INSTRUCTIONS FOR THE TASK: Find the lines with the string "this" and return them.

PROVIDED ENTRIES:

★ ★ ★ ★ ★

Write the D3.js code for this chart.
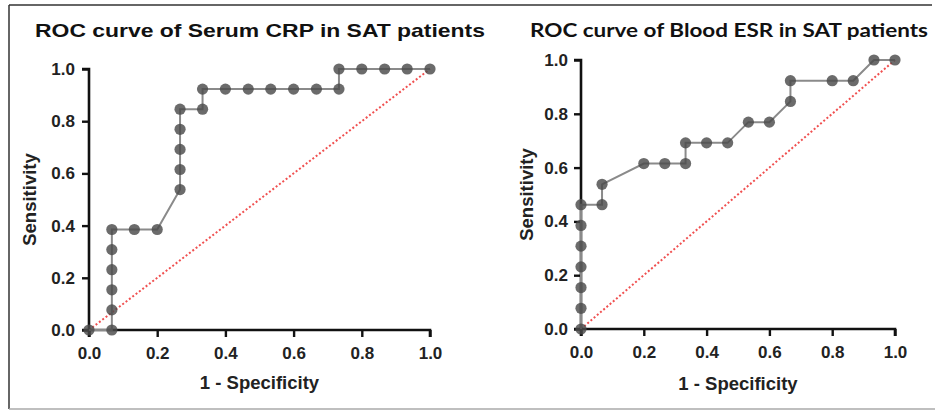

★ ★ ★ ★ ★

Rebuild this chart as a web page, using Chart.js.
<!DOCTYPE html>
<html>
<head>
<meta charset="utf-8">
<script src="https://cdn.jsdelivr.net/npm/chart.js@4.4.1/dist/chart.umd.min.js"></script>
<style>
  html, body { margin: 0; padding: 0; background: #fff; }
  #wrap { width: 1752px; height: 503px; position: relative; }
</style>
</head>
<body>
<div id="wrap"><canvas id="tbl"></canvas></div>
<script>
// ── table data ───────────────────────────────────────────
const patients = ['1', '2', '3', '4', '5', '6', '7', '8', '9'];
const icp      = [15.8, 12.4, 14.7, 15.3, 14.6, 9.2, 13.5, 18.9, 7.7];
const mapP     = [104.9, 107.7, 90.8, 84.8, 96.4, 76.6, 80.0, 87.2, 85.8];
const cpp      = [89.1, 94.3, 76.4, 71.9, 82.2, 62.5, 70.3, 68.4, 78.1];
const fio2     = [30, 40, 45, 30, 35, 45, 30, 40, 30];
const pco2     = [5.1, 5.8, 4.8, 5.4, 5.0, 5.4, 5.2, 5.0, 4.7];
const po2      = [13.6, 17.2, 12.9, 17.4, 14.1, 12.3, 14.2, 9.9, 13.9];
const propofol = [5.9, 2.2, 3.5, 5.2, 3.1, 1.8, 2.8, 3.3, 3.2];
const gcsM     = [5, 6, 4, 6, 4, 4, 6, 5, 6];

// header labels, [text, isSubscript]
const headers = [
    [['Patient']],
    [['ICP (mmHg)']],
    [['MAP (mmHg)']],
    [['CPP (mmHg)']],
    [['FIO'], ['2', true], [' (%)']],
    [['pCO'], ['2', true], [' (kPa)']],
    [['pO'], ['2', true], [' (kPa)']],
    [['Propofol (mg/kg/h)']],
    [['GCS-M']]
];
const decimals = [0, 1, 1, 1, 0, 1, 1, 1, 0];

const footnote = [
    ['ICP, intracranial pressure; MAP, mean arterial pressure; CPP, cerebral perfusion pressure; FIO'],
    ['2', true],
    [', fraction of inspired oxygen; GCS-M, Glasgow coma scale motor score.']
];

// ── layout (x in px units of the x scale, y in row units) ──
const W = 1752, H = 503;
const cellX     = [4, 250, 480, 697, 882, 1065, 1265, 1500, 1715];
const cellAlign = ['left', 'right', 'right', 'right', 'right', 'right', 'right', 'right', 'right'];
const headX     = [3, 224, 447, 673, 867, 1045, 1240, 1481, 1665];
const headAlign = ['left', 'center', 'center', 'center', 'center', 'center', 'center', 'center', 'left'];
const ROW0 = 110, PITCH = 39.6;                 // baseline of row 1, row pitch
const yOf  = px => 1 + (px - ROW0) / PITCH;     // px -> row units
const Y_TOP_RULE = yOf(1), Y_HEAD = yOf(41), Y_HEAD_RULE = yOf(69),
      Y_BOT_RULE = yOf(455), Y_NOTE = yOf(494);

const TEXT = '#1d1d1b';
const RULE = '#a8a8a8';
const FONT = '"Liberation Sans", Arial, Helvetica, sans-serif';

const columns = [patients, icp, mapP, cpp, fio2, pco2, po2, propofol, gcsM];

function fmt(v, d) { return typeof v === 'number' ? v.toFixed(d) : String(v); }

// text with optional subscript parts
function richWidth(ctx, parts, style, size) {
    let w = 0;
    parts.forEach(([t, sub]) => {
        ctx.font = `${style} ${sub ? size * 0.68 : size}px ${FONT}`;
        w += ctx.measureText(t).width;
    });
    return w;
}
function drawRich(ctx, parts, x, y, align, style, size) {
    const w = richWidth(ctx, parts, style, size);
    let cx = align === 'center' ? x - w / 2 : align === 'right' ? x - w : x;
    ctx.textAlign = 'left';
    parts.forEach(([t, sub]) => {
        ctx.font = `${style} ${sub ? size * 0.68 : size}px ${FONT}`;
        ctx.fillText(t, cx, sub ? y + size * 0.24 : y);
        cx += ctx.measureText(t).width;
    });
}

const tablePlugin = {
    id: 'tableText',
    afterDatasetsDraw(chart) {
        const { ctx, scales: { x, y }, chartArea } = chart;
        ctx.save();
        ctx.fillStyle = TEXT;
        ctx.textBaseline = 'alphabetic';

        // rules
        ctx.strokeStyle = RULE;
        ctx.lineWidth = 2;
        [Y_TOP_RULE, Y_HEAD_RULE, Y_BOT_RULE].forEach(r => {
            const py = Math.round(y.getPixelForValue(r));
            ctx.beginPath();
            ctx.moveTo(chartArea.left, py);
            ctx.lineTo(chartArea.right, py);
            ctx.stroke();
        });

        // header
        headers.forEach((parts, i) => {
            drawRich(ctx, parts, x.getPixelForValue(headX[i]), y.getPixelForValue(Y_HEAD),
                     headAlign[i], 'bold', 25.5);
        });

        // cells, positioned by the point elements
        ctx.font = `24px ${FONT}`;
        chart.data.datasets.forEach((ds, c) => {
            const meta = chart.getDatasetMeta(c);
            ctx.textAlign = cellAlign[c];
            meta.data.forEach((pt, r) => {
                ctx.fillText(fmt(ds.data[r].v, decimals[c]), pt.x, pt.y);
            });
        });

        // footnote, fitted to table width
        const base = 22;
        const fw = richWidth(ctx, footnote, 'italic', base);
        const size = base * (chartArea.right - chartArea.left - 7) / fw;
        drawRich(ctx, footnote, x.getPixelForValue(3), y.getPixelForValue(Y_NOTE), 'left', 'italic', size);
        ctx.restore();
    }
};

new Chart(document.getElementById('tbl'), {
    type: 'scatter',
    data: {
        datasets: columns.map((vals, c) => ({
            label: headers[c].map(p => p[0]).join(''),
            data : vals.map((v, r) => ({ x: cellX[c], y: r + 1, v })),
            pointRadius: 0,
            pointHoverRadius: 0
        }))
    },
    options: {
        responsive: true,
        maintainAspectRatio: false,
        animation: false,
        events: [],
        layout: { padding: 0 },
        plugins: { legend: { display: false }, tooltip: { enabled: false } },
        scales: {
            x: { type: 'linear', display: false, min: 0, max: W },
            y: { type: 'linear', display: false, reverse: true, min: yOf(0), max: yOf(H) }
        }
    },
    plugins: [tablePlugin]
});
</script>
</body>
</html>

★ ★ ★ ★ ★

EXERCISE ANSWER:
Write the D3.js code for this chart.
Rebuild this chart as a web page, using Chart.js.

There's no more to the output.